At its core, the plausibility of having a dignified career in higher education has eroded for the same reason that everyone from skilled manufacturing workers to cab drivers to writers have woken up and found that their slice of the American dream has been canceled: if money is everything, and everything is a business, then full-time jobs must be taken off the books as fast as possible. Absent any countervailing impulse to assign value to these jobs above and beyond their raw labor cost, this trend will only continue. At Santa Fe College, and at colleges throughout the country, “they are governed by people who look at higher education as business management heads would look at any operation,” Kate Murray says. “Of course they hire more adjuncts. They get it for cheaper. That’s the smart thing to do if you look at it according to a business model. In my humble opinion, there’s a lot more to it than pooping out employees for local industries.”
I grew up in Florida. It is now considered a purple state, but its red roots run deep. Large scale successful labor organizing in such a place is a sign that the situation has gotten very, very bad. Many of the adjunct professors I spoke to in Florida are not particularly radical people. They are normal people who are able to see that things have gotten out of control. Their students are too busy with their own lives; their full-time colleagues are desperately trying to hang on to what they have; their schools are trying to slash teaching costs, consequences be damned; their elected officials will not stop worshiping at the altar of tax cuts. Yet in a world of growing inequality, the value of a college degree remains high. The students will keep coming, but the job of teaching them will get ever more dispiriting. It is a system that is balanced on the backs of adjuncts—highly educated, poorly paid idealists. That is a recipe for 10,000 new union members. When the Ph.D’s can’t make a living, what hope is there for the rest of us?
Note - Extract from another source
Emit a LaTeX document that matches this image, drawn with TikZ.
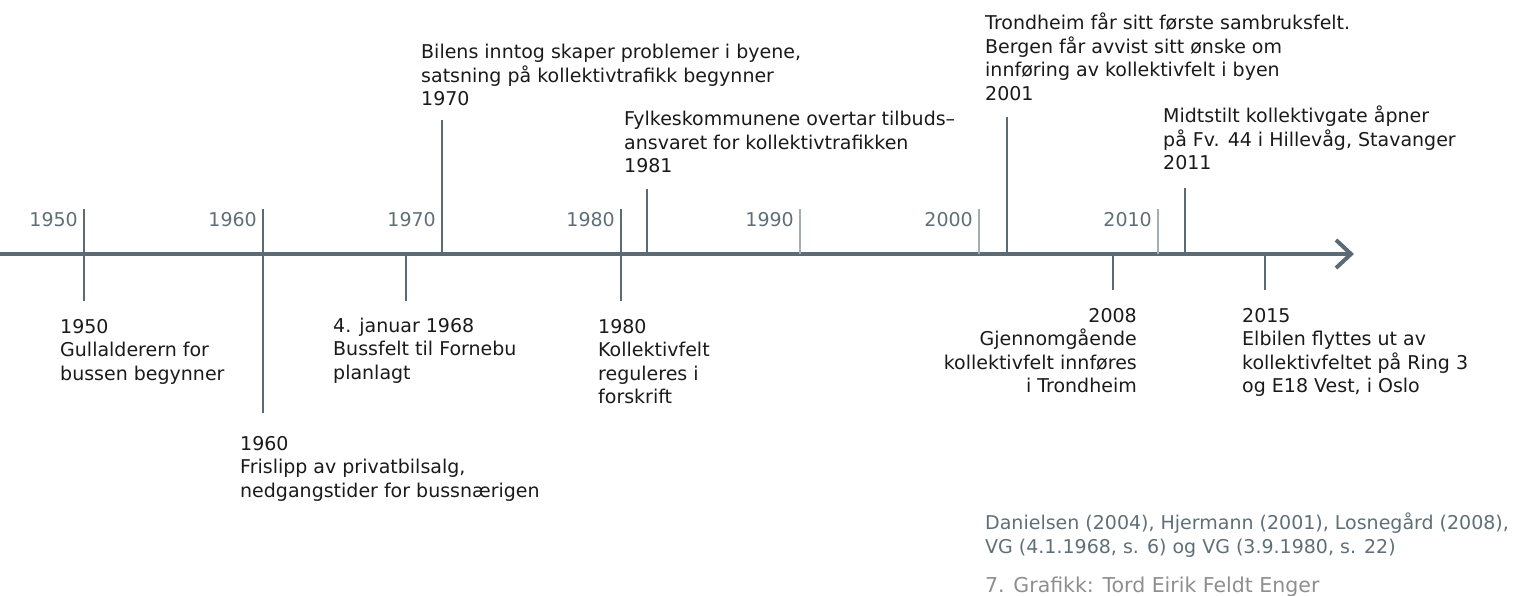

Adjuncts are well aware that they sit at the bottom of a sprawling academic food chain. They are well aware that the rational solution would be for them to join with the administrators, and the full-time professors, and the students, and the parents, and head to Tallahassee and to Washington to demand more funding for their schools. But for now, all they can see are the feet of everyone above them, stepping on their heads.
“We love what we do. We couldn’t do it if we didn’t,” says Renee Zelden, sitting in a union office that she spent precious gas money to drive to. “But it’s a hard life.”